Broadband Data Caps Scrutinized By Internet Companies, Lawmakers
Lawrence LeBlond for redOrbit.com – Your Universe Online
When the broadband era began, the expectation was that users would be able to consume an infinite amount of data with no drawbacks. But now, they are being urged to contemplate the issue and think about exactly how much data they are in fact consuming.
One of those broadband providers, Time Warner Cable, is giving some customers in Southern Texas a “usage tracker” that adds up their data usage. Customers who sign up for a light plan, allowing them 5 gigabytes of broadband, would be rewarded with a $5 discount for every month they stay within their broadband limits. But they are charged $1 for every gigabyte they exceed that limit.
But Netflix, with more than 23 million subscribing movie watchers, feels that broadband plan could eventually hurt the company and has made its request at a hearing today before the House communications and technology subcommittee in Washington.
“When you couple limited broadband competition with a strong desire to protect a legacy video distribution business, you have both the means and motivation to engage in anticompetitive behavior,” David Hyman, Netflix’s general counsel, told the Commerce subcommittee on communications and technology on Wednesday.
The US Dept of Justice is now investigating whether cable operators are improperly suppressing competition from Internet companies and online video services, according to people familiar with the probe.
“While we don’t know the extent of this inquiry, it falls on this subcommittee to thoroughly examine the issue and ensure future innovation is not curtailed,” said Anna Eshoo, the top Democrat on the panel.
Eshoo noted that broadband providers are likely following in the footsteps of wireless providers, which have begun rolling out tiered, limited-data-usage pricing plans.
The issue also drew concern from Henry Waxman, of the House Energy and Commerce Committee. He said he was disturbed by the potential anti-competitive practices that could restrict consumer choice, and called for a careful examination of data caps.
However, Michael Powell, head of the National Cable and Telecommunications Association, argued that data caps and tiered pricing plans were all about fairness.

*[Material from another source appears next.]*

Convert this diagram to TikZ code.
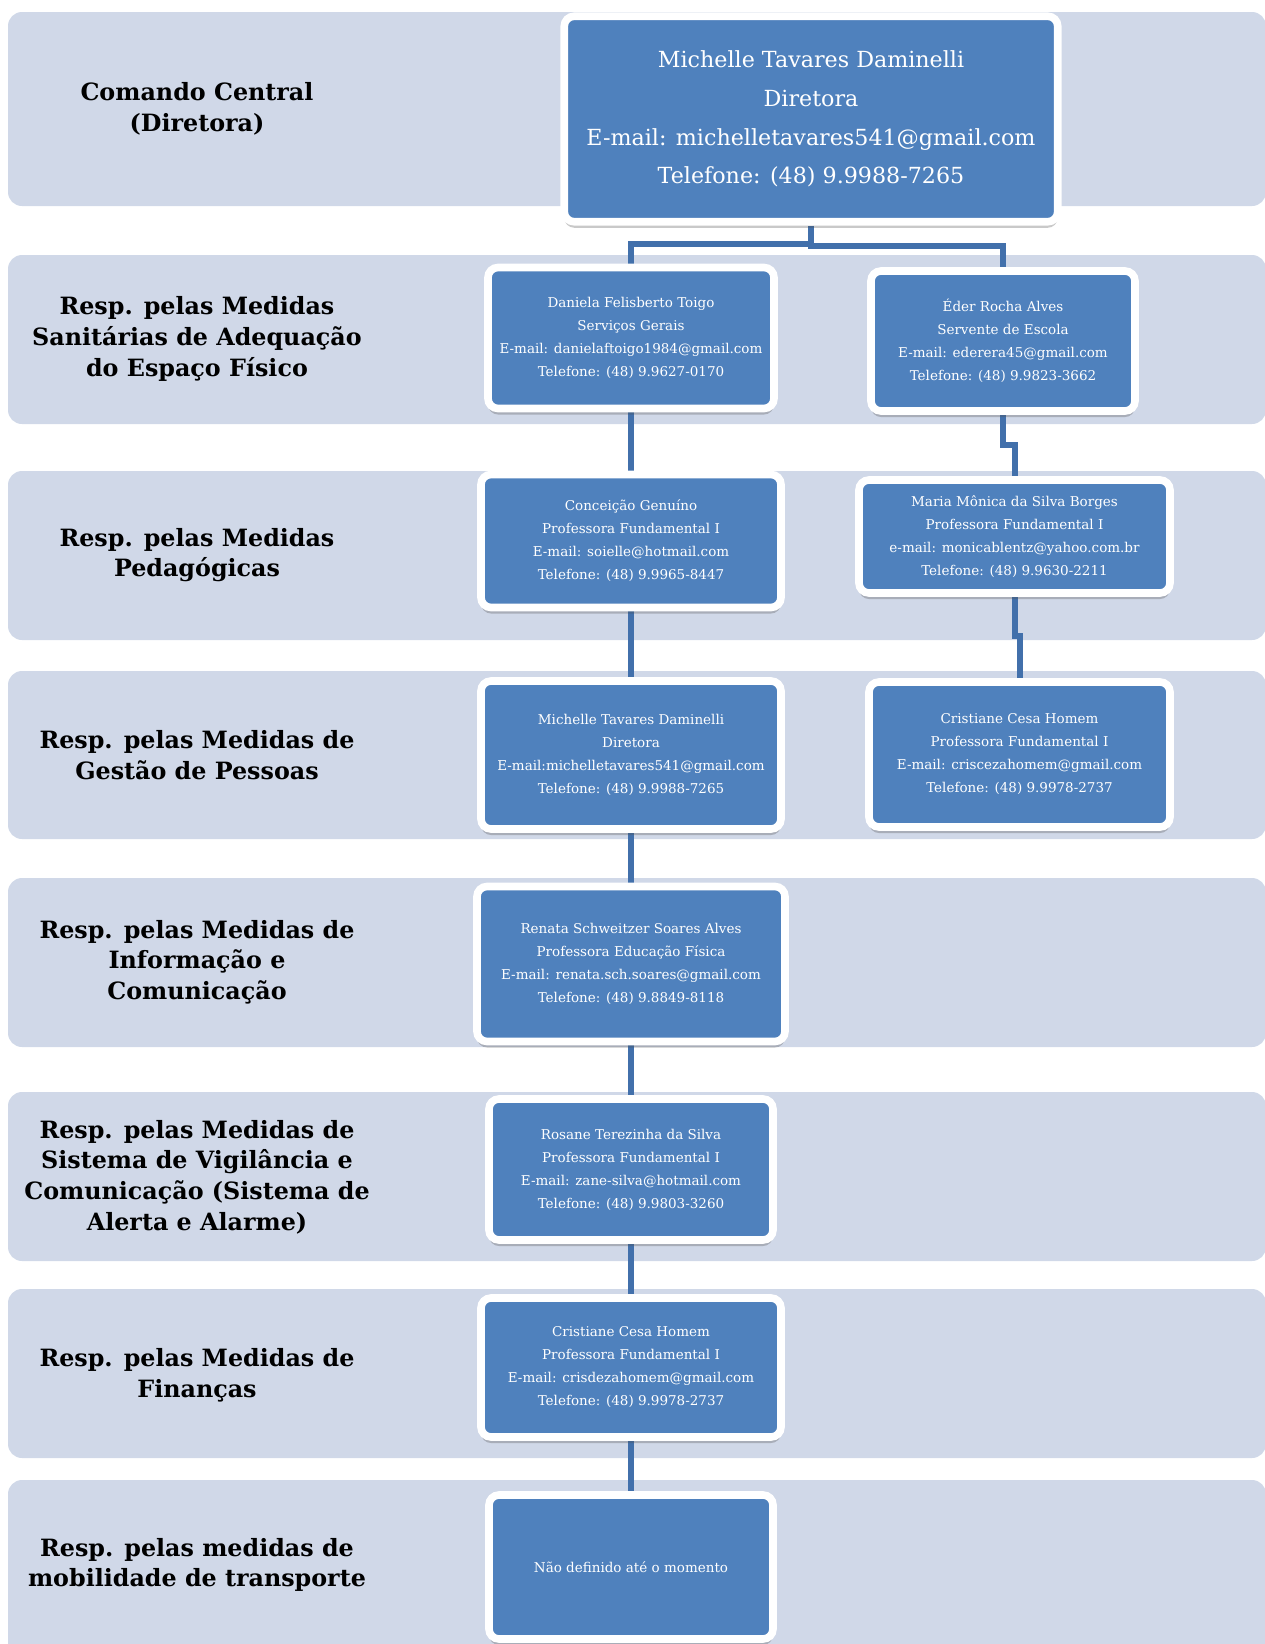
\documentclass[tikz,border=0pt]{standalone}
\usepackage{fontspec}
\setmainfont{DejaVu Serif}
\usetikzlibrary{shadows}

\definecolor{bandfill}{HTML}{D0D8E8}
\definecolor{boxfill}{HTML}{4F81BD}
\definecolor{linkblue}{HTML}{4270AB}

\pgfdeclarelayer{bands}
\pgfdeclarelayer{links}
\pgfsetlayers{bands,links,main}

\tikzset{
    band/.style={fill=bandfill, rounded corners=7pt},
    rowlabel/.style={align=center, font=\bfseries\fontsize{11.9}{15.3}\selectfont},
    person/.style={draw=white, line width=3.8pt, fill=boxfill, rounded corners=5pt,
        text=white, align=center, inner sep=0pt,
        font=\fontsize{6.75}{11.5}\selectfont,
        drop shadow={shadow xshift=0pt, shadow yshift=-3pt, opacity=0.3, fill=black!70}},
    chief/.style={person, font=\fontsize{11.1}{19.4}\selectfont},
    link/.style={linkblue, line width=3pt},
}

\begin{document}
\begin{tikzpicture}[x=0.5pt, y=-0.5pt]
            \useasboundingbox (0,0) rectangle (1264,1644);
            \clip (0,0) rectangle (1264,1644);
            \begin{pgfonlayer}{bands}
                \foreach \top/\bot in {12/206, 255/424, 471/640, 671/839, 878/1047, 1092/1261, 1289/1458, 1480/1670}{
                    \fill[band] (8,\top) rectangle (1266,\bot);
                }
            \end{pgfonlayer}
            \node[rowlabel] (lbcomando) at (197,109) {Comando Central\\(Diretora)};
            \node[rowlabel] (lbsanit) at (197,339) {Resp. pelas Medidas\\Sanitárias de Adequação\\do Espaço Físico};
            \node[rowlabel] (lbpedag) at (197,555) {Resp. pelas Medidas\\Pedagógicas};
            \node[rowlabel] (lbgestao) at (197,755) {Resp. pelas Medidas de\\Gestão de Pessoas};
            \node[rowlabel] (lbinfo) at (197,962) {Resp. pelas Medidas de\\Informação e\\Comunicação};
            \node[rowlabel] (lbvigil) at (197,1177) {Resp. pelas Medidas de\\Sistema de Vigilância e\\Comunicação (Sistema de\\Alerta e Alarme)};
            \node[rowlabel] (lbfinanc) at (197,1375) {Resp. pelas Medidas de\\Finanças};
            \node[rowlabel] (lbmobil) at (197,1565) {Resp. pelas medidas de\\mobilidade de transporte};

            \node[chief, minimum width=246.75pt, minimum height=102.75pt] (diretora) at (811,119)
                {Michelle Tavares Daminelli\\Diretora\\E-mail: michelletavares541@gmail.com\\Telefone: (48) 9.9988-7265};
            \node[person, minimum width=143pt, minimum height=70.5pt] (daniela) at (631,338)
                {Daniela Felisberto Toigo\\Serviços Gerais\\E-mail: danielaftoigo1984@gmail.com\\Telefone: (48) 9.9627-0170};
            \node[person, minimum width=132pt, minimum height=70pt] (eder) at (1003,341)
                {Éder Rocha Alves\\Servente de Escola\\E-mail: ederera45@gmail.com\\Telefone: (48) 9.9823-3662};
            \node[person, minimum width=150pt, minimum height=66.5pt] (conceicao) at (631,541)
                {Conceição Genuíno\\Professora Fundamental I\\E-mail: soielle@hotmail.com\\Telefone: (48) 9.9965-8447};
            \node[person, minimum width=155.5pt, minimum height=56.5pt] (monica) at (1014.5,536.5)
                {Maria Mônica da Silva Borges\\Professora Fundamental I\\e-mail: monicablentz@yahoo.com.br\\Telefone: (48) 9.9630-2211};
            \node[person, minimum width=150pt, minimum height=74pt] (michelle) at (631,755)
                {Michelle Tavares Daminelli\\Diretora\\E-mail:michelletavares541@gmail.com\\Telefone: (48) 9.9988-7265};
            \node[person, minimum width=150.5pt, minimum height=72.5pt] (cristiane) at (1019.5,754.5)
                {Cristiane Cesa Homem\\Professora Fundamental I\\E-mail: criscezahomem@gmail.com\\Telefone: (48) 9.9978-2737};
            \node[person, minimum width=154pt, minimum height=77.5pt] (renata) at (631,964)
                {Renata Schweitzer Soares Alves\\Professora Educação Física\\E-mail: renata.sch.soares@gmail.com\\Telefone: (48) 9.8849-8118};
            \node[person, minimum width=142pt, minimum height=70.5pt] (rosane) at (631,1169.5)
                {Rosane Terezinha da Silva\\Professora Fundamental I\\E-mail: zane-silva@hotmail.com\\Telefone: (48) 9.9803-3260};
            \node[person, minimum width=150pt, minimum height=69.5pt] (cristfin) at (631,1367.5)
                {Cristiane Cesa Homem\\Professora Fundamental I\\E-mail: crisdezahomem@gmail.com\\Telefone: (48) 9.9978-2737};
            \node[person, minimum width=142pt, minimum height=72pt] (naodef) at (631,1567)
                {Não definido até o momento};

            \begin{pgfonlayer}{links}
                \draw[link] (diretora.south) -- (811,244) -| (daniela.north);
                \draw[link] (diretora.south) -- (811,246) -| (eder.north);
                \draw[link] (daniela) -- (conceicao);
                \draw[link] (eder.south) -- (1003,445) -| (monica.north);
                \draw[link] (conceicao) -- (michelle);
                \draw[link] (monica.south) -- (1014.5,636) -| (cristiane.north);
                \draw[link] (michelle) -- (renata);
                \draw[link] (renata) -- (rosane);
                \draw[link] (rosane) -- (cristfin);
                \draw[link] (cristfin) -- (naodef);
            \end{pgfonlayer}
        \end{tikzpicture}
\end{document}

As an example, Powell said that people who keep their air conditioners on all day would be expected to pay more than those who choose to open a window instead. It’s all about fairly allocating “the cost of the network among users that have different uses,” Powell told Reuters. “How to do that fairly is the question cable companies are experimenting with,” he added.
Comcast Corp, the largest US cable company and top broadband provider, last month said it would experiment with usage-based billing in some of its markets, stating that it believed usage-based billing seemed fairer than keeping on with its broadband caps.
Comcast had been enforcing a limit of 250 gigabytes per Internet customer per month. And although only a very small amount of customers ever exceeded that cap, it became a lightning rod for companies like Netflix, which accused Comcast of unfairly favoring its own services.
“Our network is not an infinite resource, and it is expensive to expand it,” David L. Cohen, a Comcast executive, said at the time.
Gigi Sohn, president of consumer advocacy group Public Knowledge, acknowledged that data caps are not inherently bad, but could be used in an anticompetitive manner. Thus, she urged Congress to review how data caps are set, evaluated and changed over time to prevent abuse.
“I’m concerned about the potential impact of data caps on the growth of the streaming video market,” Eshoo said in an emailed statement prepared for the hearing. “It falls on this subcommittee to thoroughly examine the issue and ensure future innovation is not curtailed.”
Netflix said it could be forced to charge more for its services and could suffer because of the data consumption limits that cable and broadband Internet providers wish to enforce.
In response, Powell said that cable companies frequently promote video from Netflix, as well as a number of other video-streaming services, with owners that include Comcast and News Corp.
Greater Internet consumption is good for cable companies, he said. “It’s just flatly wrong” to suggest cable companies are harming Netflix’s growth.
While the Netflixes of the world wary the moves by broadband Internet providers, it is unlikely, barring any intervention from Congress, they have much ground to stand on.